2. Description of Related Art
As science and technology rapidly progress, in addition to striving for thinness and compactness of the display device, a major goal with regards to the area of display technology development is in the display of stereoscopic images. Generally speaking, the principle behind a stereoscopic image is sending two different images to the left and right eyes, and having the brain construct a three-dimensional (3D) image.
Currently, 3D display technologies may be generally categorized into two types, a stereoscopic type of display technologies which require a user to wear viewing glasses and an auto-stereoscopic type which does not require the viewing glasses. The viewing glasses type may be further divided into the early red and blue glasses, the shutter glasses, and the polarizing glasses nowadays. Irrespective of the type of viewing glasses, the main principle behind rendering a 3D image is having the left and right eye view different images, so that the brain views the images as a 3D image. Current 3D shutter glasses typically complement display devices such as a 3D liquid crystal television and a 3D projector to render a 3D effect.
A conventional pair of shutter glasses includes a front polarizer, a liquid crystal layer, and a back polarizer. A polarization axis direction of the front polarizer is parallel to a polarization direction of an image beam emitted from the 3D display device, and the polarization axes of the front and back polarizers are orthogonal. The liquid crystal layer is interposed between the front and back polarizers. Moreover, the liquid crystal layer is controlled by an operating voltage to alter the polarization direction of the image beam, such that after the image beam passes through the liquid crystal layer, the polarization direction of the image beam can be oriented as parallel or perpendicular to the back polarizer, so that the polarizer can block the image beam or allow the image beam to pass. By applying voltages to the left and right lenses of the shutter glasses in sequence, the shutter glasses can block the left and right images transmitted from the 3D display device at different times. Accordingly, a left eye of a viewer sees a left eye image, a right eye of the viewer sees a right eye image, and the brain of the viewer stacks the images to form a 3D image.

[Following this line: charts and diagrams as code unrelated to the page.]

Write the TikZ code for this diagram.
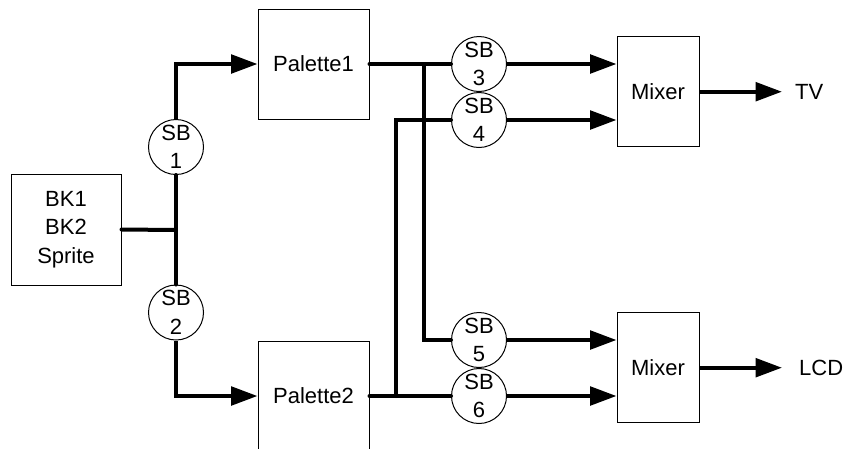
\documentclass[tikz,border=0pt]{standalone}
\usepackage{fontspec}
\setmainfont{Liberation Sans}
\usetikzlibrary{arrows.meta}
\begin{document}
\begin{tikzpicture}[x=1pt,y=-1pt,
  every node/.style={font=\fontsize{22}{28.5}\selectfont},
  blk/.style={draw,line width=1pt,rectangle,align=center,inner sep=0pt},
  sbc/.style={draw,line width=1pt,circle,fill=white,minimum size=55pt,inner sep=0pt,align=center},
  wire/.style={line width=4pt,line cap=round},
  arr/.style={line width=4pt,-{Triangle[length=26.5pt,width=18.5pt]}}]
\useasboundingbox (0,0) rectangle (845,448);
\node[blk,minimum width=110pt,minimum height=111pt] (bk) at (66,229.5) {BK1\\BK2\\Sprite};
\node[blk,minimum width=111pt,minimum height=110pt] (p1) at (313.5,64) {Palette1};
\node[blk,minimum width=111pt,minimum height=110pt] (p2) at (313.5,396) {Palette2};
\node[blk,minimum width=82pt,minimum height=110pt] (m1) at (658,91.7) {Mixer};
\node[blk,minimum width=82pt,minimum height=110pt] (m2) at (658,367.7) {Mixer};
\node[sbc] (sb1) at (176,147) {SB\\1};
\node[sbc] (sb2) at (176,312.5) {SB\\2};
\node[sbc] (sb3) at (479,64) {SB\\3};
\node[sbc] (sb4) at (479,120) {SB\\4};
\node[sbc] (sb5) at (479,340) {SB\\5};
\node[sbc] (sb6) at (479,396) {SB\\6};
\node[anchor=west,inner sep=0pt] (tv) at (795,91.7) {TV};
\node[anchor=west,inner sep=0pt] (lcd) at (799,367.7) {LCD};
\coordinate (j) at (176,230);
\coordinate (j3) at (424,64);
\coordinate (j6) at (396,396);
\coordinate (t1) at (782,91.7);
\coordinate (t2) at (782,367.7);
\draw[wire] (bk.east) -- (j);
\draw[wire] (sb1.south) -- (sb2.north);
\draw[arr] (sb1.north) |- (p1.west);
\draw[arr] (sb2.south) |- (p2.west);
\draw[wire] (p1.east) -- (sb3.west);
\draw[wire] (p2.east) -- (sb6.west);
\draw[wire] (j3) |- (sb5.west);
\draw[wire] (j6) |- (sb4.west);
\draw[arr] (sb3.east) -- (m1.west |- sb3.east);
\draw[arr] (sb4.east) -- (m1.west |- sb4.east);
\draw[arr] (sb5.east) -- (m2.west |- sb5.east);
\draw[arr] (sb6.east) -- (m2.west |- sb6.east);
\draw[arr] (m1.east) -- (t1);
\draw[arr] (m2.east) -- (t2);
\end{tikzpicture}
\end{document}
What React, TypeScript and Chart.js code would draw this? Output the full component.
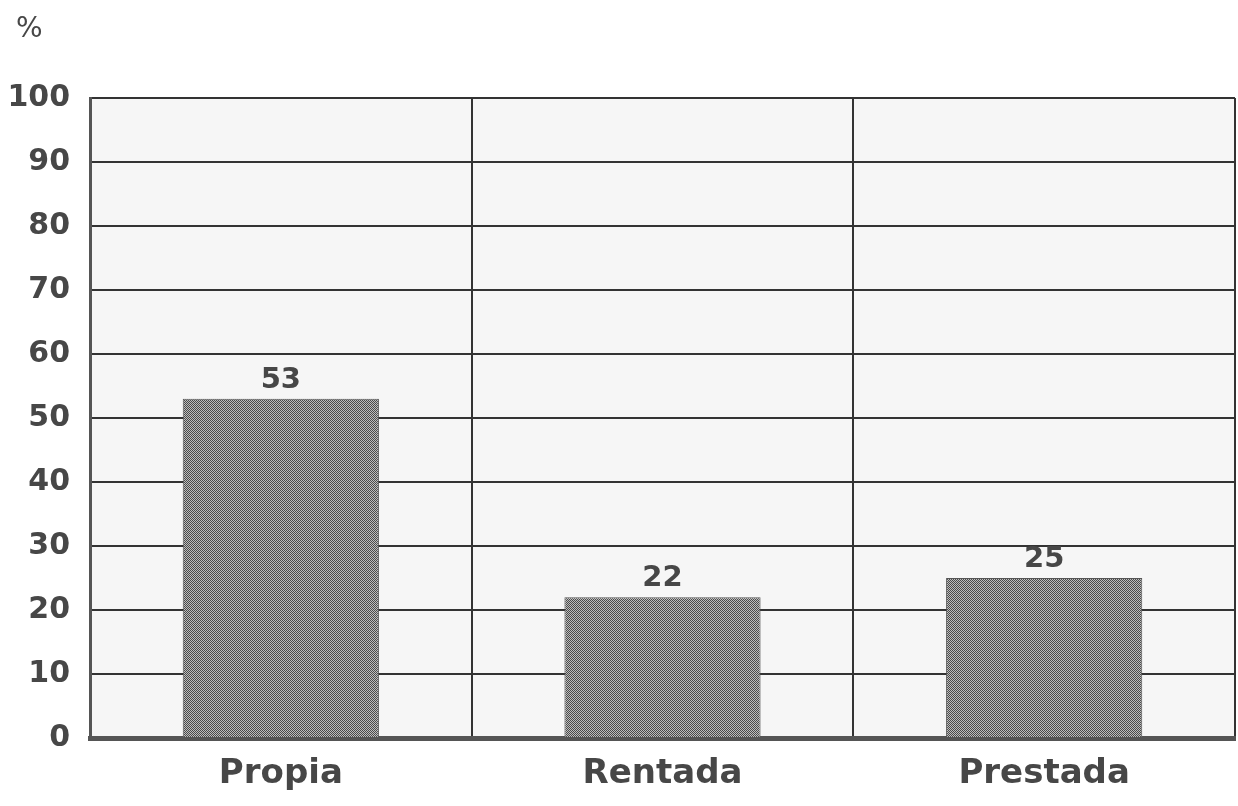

Although the conventional shutter glasses may achieve the effect of 3D imaging by complementing the 3D display device, there is no unified standard for the polarization direction of the image beam transmitted by the currently available 3D display devices on the market. In other words, different display devices may have image beams of different polarization directions. Therefore, a pair of shutter glasses having a particular polarization direction can only be used to complement a display device having the corresponding polarization direction. Consequently, not only is a manufacturer faced with increases in the production cost and the price for a pair of viewing glasses, the user is faced with unnecessary wastes due to the need to purchase different types of viewing glasses.